Commentary with director Chris Angel and cast members John Novak, Jason Connery & Louisette Geiss – This is a particularly strong group track, largely due to the fact that Angel acts as lead and moderator. He comes prepared with loads of factoids, while also leaving space to let the actors speak and ask them questions.
Making of Wishmaster 3: Beyond the Gates of Hell (5:51, HD) – A vintage EPK.
Wishmaster 4: The Prophecy Fulfilled (2002)
As a host of new victims see their most nightmarish wishes come true, the world faces the ultimate demonic terror; an onslaught of multiple Djinns hell-bent on destroying everything in their path! (From Lionsgate’s official synopsis)

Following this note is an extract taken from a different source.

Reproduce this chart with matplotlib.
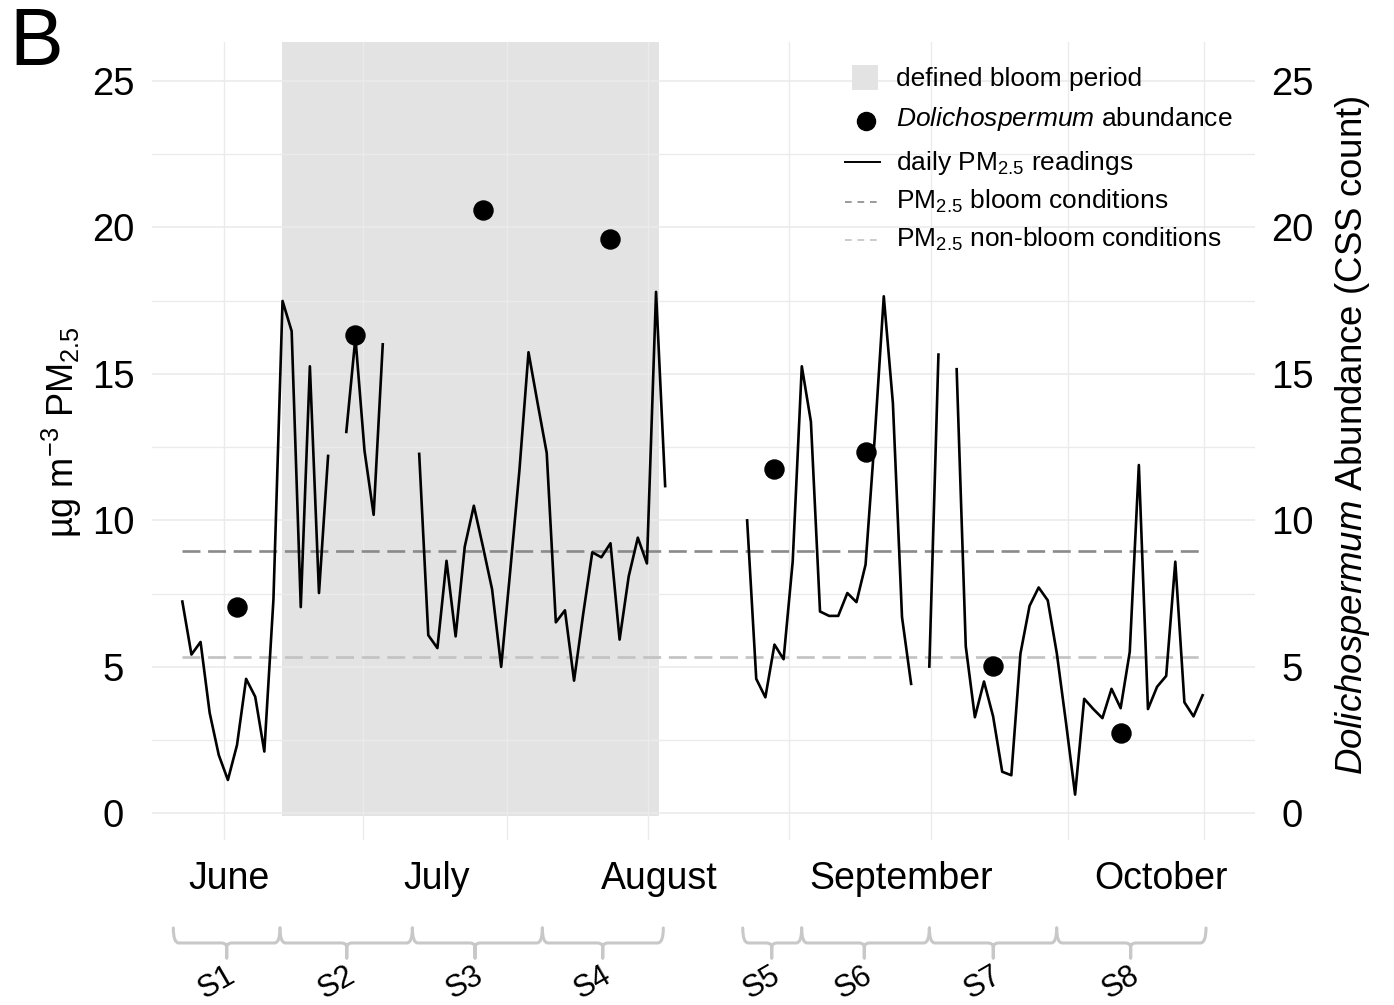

Angel directed the final (?) Wishmaster movie, The Prophecy Fulfilled, back-to-back with Beyond the Gates of Hell. Based on the final results, he either spent his entire two-film budget on the first movie, his crew died and was replaced by semi-smart apes, or he suffered a brain injury during his month off, because the dip in filmmaking quality from three to four is bleak. The only solace is that someone at Artisan obviously complained by the lack of exploitation appeal in the third film, because this entry opens with a relatively graphic sex scene and it only takes 15 minutes for the bad guy to appear in full costume and do something gory. The violence still doesn’t live up to the goofy carnage of the first movie, but the raunchy factor is maintained throughout. Screenwriter duties fell to John Benjamin Martin, who reiterates the series formula to the letter – a female lead with romantic troubles stumbles across the Djinn’s jewel (this time ‘hidden’ in a cheap-looking tin box), is supernaturally tied to him, and watches in horror as he slowly kills off her friends in an effort to force her to fulfill his prophecy. I guess the hook here is that the Djinn needs to convince a human woman to fall in love with him, which certainly appeals to every fan that wanted to see him awkwardly try to woo a lady. Personally, I’d rather see this genie apocalypse they keep talking about. The sub-Lifetime Channel melodrama is particularly painful, but the frustrating angst may qualify as camp value to some viewers. Most annoyingly, this movie also refuses to play by the Wishmaster rules. There is no continuity in the way the Djinn operates in the final two sequels – too often, he ignores the whole ironic wish thing and just kills people.
Wishmaster 4 was also a STV release in the US and Canada and debut on DVD in 2002. This Blu-ray debut transfer appears to have gotten the short end of the stick when it comes to sharing its disc space with the third movie, because the image is noticeably more compressed than any other in the collection. The close-up details are pretty sharp and the dynamic range is impressive, but wide-angle patterns are mushy, the gradations are messy, and the blocking and aliasing artifacts are considerably problematic. It legitimately looks like it was shot using early, non-HD digital cameras. In the transfer’s defense, some of this is probably an issue with bad digital effects. I’m not sure anyone thought this movie would be seen in high definition when the effects were developed. The DTS-HD Master Audio 5.1 soundtrack features more of the same – noisy magic sequences, cleanly centered dialogue, thinly mixed dialogue scenes, and relatively loud musical cues. Ferocious Fish took a second swing at the score, creating more punchy dance sequences and chintzy scare cues.
Commentary with director Chris Angel and actors Michael Trucco & Jason Thompson – Angel continues his streak as an involved commentator and moderator by recalling loads of behind-the-scenes information and generally enjoying the company of his former cast members. This track is a bit more disorganized than the previous group commentary.
Commentary with director Chris Angel and actor John Novak – I’m not sure why Novak wasn’t included with the last track (perhaps there were scheduling conflicts), but I suppose it’s okay, because Novak is pretty amusing and Angel gets a chance to delve into more of the technical aspects of the film.
Wishmasterpiece Theatre (7:13, HD) – A vintage behind-the-scenes EPK.